Written problem → In this exercise, return the whole listing exactly, excluding any images.
=-=-=-=-=
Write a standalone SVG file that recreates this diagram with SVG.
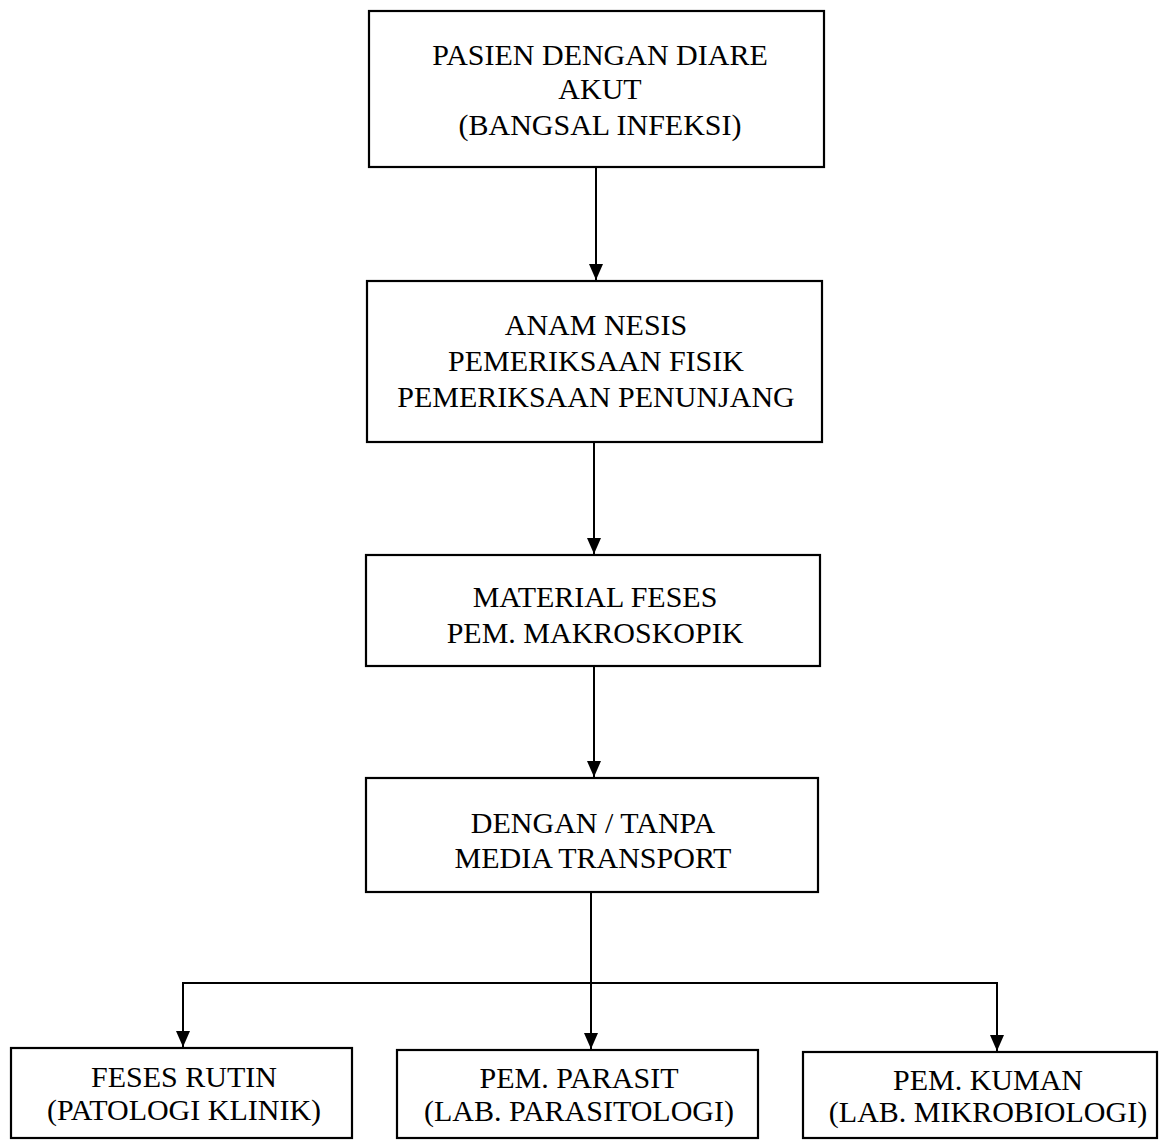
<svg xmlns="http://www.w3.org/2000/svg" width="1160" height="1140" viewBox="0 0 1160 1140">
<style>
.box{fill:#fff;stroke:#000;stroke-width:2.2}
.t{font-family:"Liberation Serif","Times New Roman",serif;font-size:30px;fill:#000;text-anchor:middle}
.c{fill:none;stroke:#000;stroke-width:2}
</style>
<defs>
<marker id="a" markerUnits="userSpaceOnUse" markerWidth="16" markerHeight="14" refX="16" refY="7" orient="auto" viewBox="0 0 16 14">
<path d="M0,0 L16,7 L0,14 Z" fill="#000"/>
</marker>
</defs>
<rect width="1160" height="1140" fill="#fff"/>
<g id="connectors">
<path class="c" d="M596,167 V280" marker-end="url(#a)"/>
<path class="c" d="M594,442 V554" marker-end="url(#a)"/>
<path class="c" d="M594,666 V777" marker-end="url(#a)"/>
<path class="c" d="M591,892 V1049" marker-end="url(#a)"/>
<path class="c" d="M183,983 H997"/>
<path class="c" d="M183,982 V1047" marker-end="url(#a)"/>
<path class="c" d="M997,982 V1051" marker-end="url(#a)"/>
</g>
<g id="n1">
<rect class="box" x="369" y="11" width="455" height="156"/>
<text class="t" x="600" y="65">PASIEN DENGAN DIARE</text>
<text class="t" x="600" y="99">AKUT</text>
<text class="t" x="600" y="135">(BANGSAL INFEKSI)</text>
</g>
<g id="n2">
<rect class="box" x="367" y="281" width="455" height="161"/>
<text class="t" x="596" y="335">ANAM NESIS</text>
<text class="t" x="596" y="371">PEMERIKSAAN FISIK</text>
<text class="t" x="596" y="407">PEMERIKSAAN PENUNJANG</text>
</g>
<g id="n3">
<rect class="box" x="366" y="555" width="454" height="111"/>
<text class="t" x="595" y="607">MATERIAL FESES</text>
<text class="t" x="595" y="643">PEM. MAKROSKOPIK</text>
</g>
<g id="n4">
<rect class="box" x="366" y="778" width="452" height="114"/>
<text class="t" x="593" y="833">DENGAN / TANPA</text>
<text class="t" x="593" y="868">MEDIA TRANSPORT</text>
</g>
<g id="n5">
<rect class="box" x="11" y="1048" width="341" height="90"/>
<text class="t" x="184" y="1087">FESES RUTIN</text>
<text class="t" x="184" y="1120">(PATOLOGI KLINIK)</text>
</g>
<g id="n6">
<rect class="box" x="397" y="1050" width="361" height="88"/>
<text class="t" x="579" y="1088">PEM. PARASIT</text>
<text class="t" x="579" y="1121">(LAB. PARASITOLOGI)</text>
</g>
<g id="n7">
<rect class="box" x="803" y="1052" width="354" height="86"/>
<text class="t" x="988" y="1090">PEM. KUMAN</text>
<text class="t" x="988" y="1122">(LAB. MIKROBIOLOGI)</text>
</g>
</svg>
=-=-=-=-=
Answer below →
Write a standalone SVG file that recreates this diagram with SVG.
<svg xmlns="http://www.w3.org/2000/svg" width="1160" height="1140" viewBox="0 0 1160 1140">
<style>
.box{fill:#fff;stroke:#000;stroke-width:2.2}
.t{font-family:"Liberation Serif","Times New Roman",serif;font-size:30px;fill:#000;text-anchor:middle}
.c{fill:none;stroke:#000;stroke-width:2}
</style>
<defs>
<marker id="a" markerUnits="userSpaceOnUse" markerWidth="16" markerHeight="14" refX="16" refY="7" orient="auto" viewBox="0 0 16 14">
<path d="M0,0 L16,7 L0,14 Z" fill="#000"/>
</marker>
</defs>
<rect width="1160" height="1140" fill="#fff"/>
<g id="connectors">
<path class="c" d="M596,167 V280" marker-end="url(#a)"/>
<path class="c" d="M594,442 V554" marker-end="url(#a)"/>
<path class="c" d="M594,666 V777" marker-end="url(#a)"/>
<path class="c" d="M591,892 V1049" marker-end="url(#a)"/>
<path class="c" d="M183,983 H997"/>
<path class="c" d="M183,982 V1047" marker-end="url(#a)"/>
<path class="c" d="M997,982 V1051" marker-end="url(#a)"/>
</g>
<g id="n1">
<rect class="box" x="369" y="11" width="455" height="156"/>
<text class="t" x="600" y="65">PASIEN DENGAN DIARE</text>
<text class="t" x="600" y="99">AKUT</text>
<text class="t" x="600" y="135">(BANGSAL INFEKSI)</text>
</g>
<g id="n2">
<rect class="box" x="367" y="281" width="455" height="161"/>
<text class="t" x="596" y="335">ANAM NESIS</text>
<text class="t" x="596" y="371">PEMERIKSAAN FISIK</text>
<text class="t" x="596" y="407">PEMERIKSAAN PENUNJANG</text>
</g>
<g id="n3">
<rect class="box" x="366" y="555" width="454" height="111"/>
<text class="t" x="595" y="607">MATERIAL FESES</text>
<text class="t" x="595" y="643">PEM. MAKROSKOPIK</text>
</g>
<g id="n4">
<rect class="box" x="366" y="778" width="452" height="114"/>
<text class="t" x="593" y="833">DENGAN / TANPA</text>
<text class="t" x="593" y="868">MEDIA TRANSPORT</text>
</g>
<g id="n5">
<rect class="box" x="11" y="1048" width="341" height="90"/>
<text class="t" x="184" y="1087">FESES RUTIN</text>
<text class="t" x="184" y="1120">(PATOLOGI KLINIK)</text>
</g>
<g id="n6">
<rect class="box" x="397" y="1050" width="361" height="88"/>
<text class="t" x="579" y="1088">PEM. PARASIT</text>
<text class="t" x="579" y="1121">(LAB. PARASITOLOGI)</text>
</g>
<g id="n7">
<rect class="box" x="803" y="1052" width="354" height="86"/>
<text class="t" x="988" y="1090">PEM. KUMAN</text>
<text class="t" x="988" y="1122">(LAB. MIKROBIOLOGI)</text>
</g>
</svg>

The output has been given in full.